A former Republican legislative staffer has explained why he retired, and why he believes the GOP are “an apocalyptic cult.” (More)

Former Congressional staffer Mike Lofgren’s article at truthout has been making the rounds in progressive blogs and emails. Lofgren retired in June after 27 years on Capitol Hill, with the past 16 years spent as a Republican staffer on both the House and Senate Budget Committees. His comments are both revealing and disturbing.

For example, Lofgren writes that Republican obstructionism serves a larger and longer interest than merely blocking any useful policies that President Obama and Democrats might propose:

A couple of years ago, a Republican committee staff director told me candidly (and proudly) what the method was to all this obstruction and disruption. Should Republicans succeed in obstructing the Senate from doing its job, it would further lower Congress’s generic favorability rating among the American people. By sabotaging the reputation of an institution of government, the party that is programmatically against government would come out the relative winner.

Yes, an August CNN/Opinion Research showed voters disapproved of Republicans more than Democrats. Yet a Marist Poll from the same week showed 77% of Americans had less confidence in government to solve problems after the debt ceiling battle. Even if voters blame Republicans more than Democrats, that loss of confidence favors the ideology of Ronald Reagan: “Government is not a solution to our problem, government is the problem.”

Lofgren also cites the spate of anti-voter laws spreading through state legislatures, and takes a de rigeur swipe at Democratic messaging, before moving to the core of his argument:

Thus far, I have concentrated on Republican tactics, rather than Republican beliefs, but the tactics themselves are important indicators of an absolutist, authoritarian mindset that is increasingly hostile to the democratic values of reason, compromise and conciliation. Rather, this mindset seeks polarizing division (Karl Rove has been very explicit that this is his principal campaign strategy), conflict and the crushing of opposition.

As for what they really believe, the Republican Party of 2011 believes in three principal tenets I have laid out below. The rest of their platform one may safely dismiss as window dressing:

1. The GOP cares solely and exclusively about its rich contributors. The party has built a whole catechism on the protection and further enrichment of America’s plutocracy. Their caterwauling about deficit and debt is so much eyewash to con the public.[…]

2. They worship at the altar of Mars. While the me-too Democrats have set a horrible example of keeping up with the Joneses with respect to waging wars, they can never match GOP stalwarts such as John McCain or Lindsey Graham in their sheer, libidinous enthusiasm for invading other countries.[…]

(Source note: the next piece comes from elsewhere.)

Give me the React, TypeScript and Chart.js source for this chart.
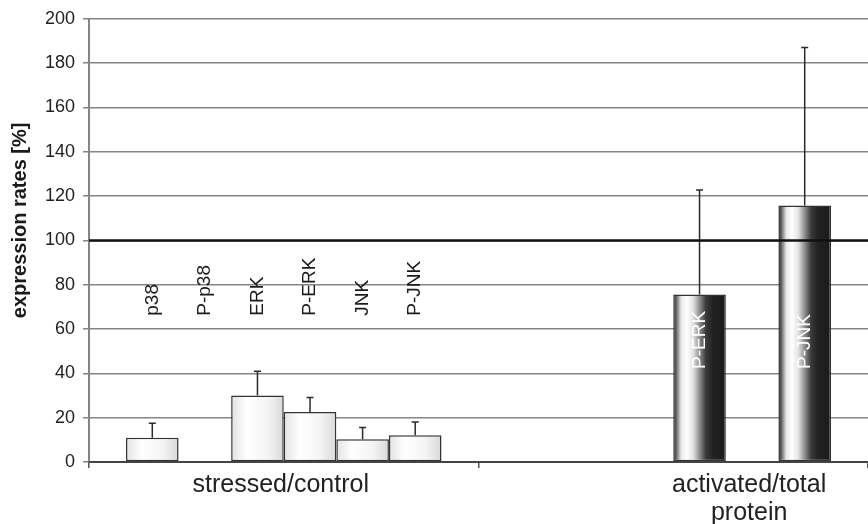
import React, { useEffect, useRef } from "react";
import { Chart, registerables } from "chart.js";

Chart.register(...registerables);

const FONT = '"Liberation Sans", Arial, Helvetica, sans-serif';

// Category groups along the x axis (multi-line labels as arrays)
const categories = [["stressed/control"], ["activated/total", "protein"]];

// Protein names, one bar series each
const seriesNames = ["p38", "P-p38", "ERK", "P-ERK", "JNK", "P-JNK"];

// Mean expression rates [%] per category
const p38Values = [10.9, null];
const pP38Values = [null, null];
const erkValues = [30.0, null];
const pErkValues = [22.6, 75.6];
const jnkValues = [10.3, null];
const pJnkValues = [12.1, 115.8];

// Upper error (SD) per category
const p38Errors = [6.6, null];
const pP38Errors = [null, null];
const erkErrors = [10.9, null];
const pErkErrors = [6.5, 47.1];
const jnkErrors = [5.3, null];
const pJnkErrors = [5.9, 71.3];

// Y axis range
const yMin = 0;
const yMax = 200;
const yStep = 20;

// Control level drawn as a heavy horizontal rule
const controlLevel = 100;

const yTitle = "expression rates [%]";

const seriesValues = [p38Values, pP38Values, erkValues, pErkValues, jnkValues, pJnkValues];
const seriesErrors = [p38Errors, pP38Errors, erkErrors, pErkErrors, jnkErrors, pJnkErrors];

// Fill shading: flat light bars for the ratio group, cylinder shading for the activation group
const lightStops: [number, string][] = [
  [0, "#e2e2e2"],
  [0.3, "#ffffff"],
  [0.7, "#f4f4f4"],
  [1, "#d8d8d8"],
];
const darkStops: [number, string][] = [
  [0, "#2e2e2e"],
  [0.05, "#5a5a5a"],
  [0.15, "#e8e8e8"],
  [0.26, "#ffffff"],
  [0.38, "#e2e2e2"],
  [0.5, "#8e8e8e"],
  [0.62, "#3a3a3a"],
  [0.75, "#222222"],
  [1, "#1a1a1a"],
];

// Where the rotated protein names start, per category (value units) and their colour
const nameLevel = [66, 42];
const nameColor = ["#1a1a1a", "#ffffff"];

const decorPlugin = {
  id: "decor",
  beforeDatasetsDraw(chart: any) {
    const ctx = chart.ctx;
    chart.data.datasets.forEach((_ds: any, di: number) => {
      const meta = chart.getDatasetMeta(di);
      meta.data.forEach((el: any, i: number) => {
        const x = el.x;
        const w = el.width;
        if (!isFinite(x) || !isFinite(w)) return;
        const g = ctx.createLinearGradient(x - w / 2, 0, x + w / 2, 0);
        (i === 0 ? lightStops : darkStops).forEach(([o, c]) => g.addColorStop(o, c));
        el.options.backgroundColor = g;
      });
    });
  },
  afterDatasetsDraw(chart: any) {
    const { ctx, chartArea } = chart;
    const yScale = chart.scales.y;
    ctx.save();

    // error bars (upper only)
    ctx.strokeStyle = "#2a2a2a";
    ctx.lineWidth = 1.5;
    chart.data.datasets.forEach((ds: any, di: number) => {
      const meta = chart.getDatasetMeta(di);
      meta.data.forEach((el: any, i: number) => {
        const v = ds.data[i];
        const e = ds.errors[i];
        if (v == null || e == null) return;
        const px = el.x;
        const y0 = yScale.getPixelForValue(v);
        const y1 = yScale.getPixelForValue(v + e);
        ctx.beginPath();
        ctx.moveTo(px, y0);
        ctx.lineTo(px, y1);
        ctx.moveTo(px - 3.5, y1);
        ctx.lineTo(px + 3.5, y1);
        ctx.stroke();
      });
    });

    // control level rule
    const yc = yScale.getPixelForValue(controlLevel);
    ctx.strokeStyle = "#111111";
    ctx.lineWidth = 2.5;
    ctx.beginPath();
    ctx.moveTo(chartArea.left, yc);
    ctx.lineTo(chartArea.right, yc);
    ctx.stroke();

    // x axis baseline on top of the bars
    const yb = yScale.getPixelForValue(0);
    ctx.strokeStyle = "#444444";
    ctx.lineWidth = 2;
    ctx.beginPath();
    ctx.moveTo(chartArea.left, yb);
    ctx.lineTo(chartArea.right, yb);
    ctx.stroke();

    // rotated protein names
    ctx.font = `19px ${FONT}`;
    ctx.textAlign = "left";
    ctx.textBaseline = "middle";
    chart.data.datasets.forEach((ds: any, di: number) => {
      const meta = chart.getDatasetMeta(di);
      meta.data.forEach((el: any, i: number) => {
        const v = ds.data[i];
        if (i !== 0 && v == null) return;
        const py = yScale.getPixelForValue(nameLevel[i]);
        ctx.save();
        ctx.translate(el.x, py);
        ctx.rotate(-Math.PI / 2);
        ctx.fillStyle = nameColor[i];
        ctx.fillText(ds.label, 0, 0);
        ctx.restore();
      });
    });

    // category labels centred under the bars present in each group
    ctx.font = `25px ${FONT}`;
    ctx.fillStyle = "#222222";
    ctx.textAlign = "center";
    chart.data.labels.forEach((lab: any, ci: number) => {
      let lo = Infinity;
      let hi = -Infinity;
      chart.data.datasets.forEach((ds: any, di: number) => {
        if (ds.data[ci] == null) return;
        const el = chart.getDatasetMeta(di).data[ci];
        lo = Math.min(lo, el.x - el.width / 2);
        hi = Math.max(hi, el.x + el.width / 2);
      });
      const cx = isFinite(lo) ? (lo + hi) / 2 - 3 : chart.scales.x.getPixelForValue(ci);
      const lines = Array.isArray(lab) ? lab : [lab];
      lines.forEach((t: string, k: number) => {
        ctx.fillText(t, cx, chartArea.bottom + 23 + k * 28);
      });
    });

    // y axis title
    ctx.font = `bold 20px ${FONT}`;
    ctx.fillStyle = "#1a1a1a";
    ctx.save();
    ctx.translate(chartArea.left - 69, (chartArea.top + chartArea.bottom) / 2 - 20);
    ctx.rotate(-Math.PI / 2);
    ctx.textAlign = "center";
    ctx.fillText(yTitle, 0, 0);
    ctx.restore();

    ctx.restore();
  },
};

export default function App() {
  const canvasRef = useRef<HTMLCanvasElement | null>(null);

  useEffect(() => {
    const canvas = canvasRef.current;
    if (!canvas) return;
    const chart = new Chart(canvas, {
      type: "bar",
      data: {
        labels: categories as any,
        datasets: seriesNames.map((name, k) => ({
          label: name,
          data: seriesValues[k],
          errors: seriesErrors[k],
          backgroundColor: () => "#ffffff",
          borderColor: "#333333",
          borderWidth: 1.5,
          borderSkipped: false,
          categoryPercentage: 0.81,
          barPercentage: 1,
        })) as any,
      },
      options: {
        responsive: false,
        animation: false,
        layout: { padding: { top: 17, right: 0, left: 0, bottom: 0 } },
        plugins: {
          legend: { display: false },
          tooltip: { enabled: false },
        },
        scales: {
          x: {
            grid: {
              display: true,
              drawOnChartArea: false,
              drawTicks: true,
              tickLength: 6,
              color: "#555555",
              lineWidth: 1.5,
            },
            border: { color: "#444444", width: 2 },
            ticks: { display: false },
            afterFit: (s: any) => {
              s.height = 62;
            },
          },
          y: {
            min: yMin,
            max: yMax,
            ticks: {
              stepSize: yStep,
              font: { size: 18, family: FONT },
              color: "#222222",
              padding: 8,
            },
            grid: { color: "#858585", lineWidth: 1.5, tickLength: 6 },
            border: { color: "#858585", width: 2 },
            afterFit: (s: any) => {
              s.width = 89;
            },
          },
        },
      } as any,
      plugins: [decorPlugin],
    });
    return () => chart.destroy();
  }, []);

  return (
    <div
      style={{
        position: "fixed",
        left: 0,
        top: 0,
        width: 868,
        height: 524,
        background: "#ffffff",
      }}
    >
      <canvas ref={canvasRef} width={868} height={524} style={{ display: "block" }} />
    </div>
  );
}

3. Give me that old time religion. Pandering to fundamentalism is a full-time vocation in the GOP. Beginning in the 1970s, religious cranks ceased simply to be a minor public nuisance in this country and grew into the major element of the Republican rank and file.[…]

Each section is a detailed critique of the the legs of the GOP stool: economic, national security, and social values conservatism. However, Lofgren pins most of the blame on the third part. By wrapping plutocracy and militarism in the cloak of religion, Lofgren argues, those GOP policies have become articles of faith on a par with fundamentalist Christianity itself, making them immune to evidence, criticism, or compromise.

Lofgren concludes that he retired out of “rational self-interest,” and explains:

Having gutted private-sector pensions and health benefits as a result of their embrace of outsourcing, union busting and “shareholder value,” the GOP now thinks it is only fair that public-sector workers give up their pensions and benefits, too. Hence the intensification of the GOP’s decades-long campaign of scorn against government workers. Under the circumstances, it is simply safer to be a current retiree rather than a prospective one.

He goes on to challenge the naïveté of those who doubt Republicans want to eliminate Social Security and Medicare, saying:

They will move heaven and earth to force through tax cuts that will so starve the government of revenue that they will be “forced” to make “hard choices” – and that doesn’t mean repealing those very same tax cuts, it means cutting the benefits for which you worked.

I disagree with some of Lofgren’s points, such as his footnoted charge of Democratic cowardice. But if you want to know what animates Republican policy, Lofgren’s analysis is worth reading in full.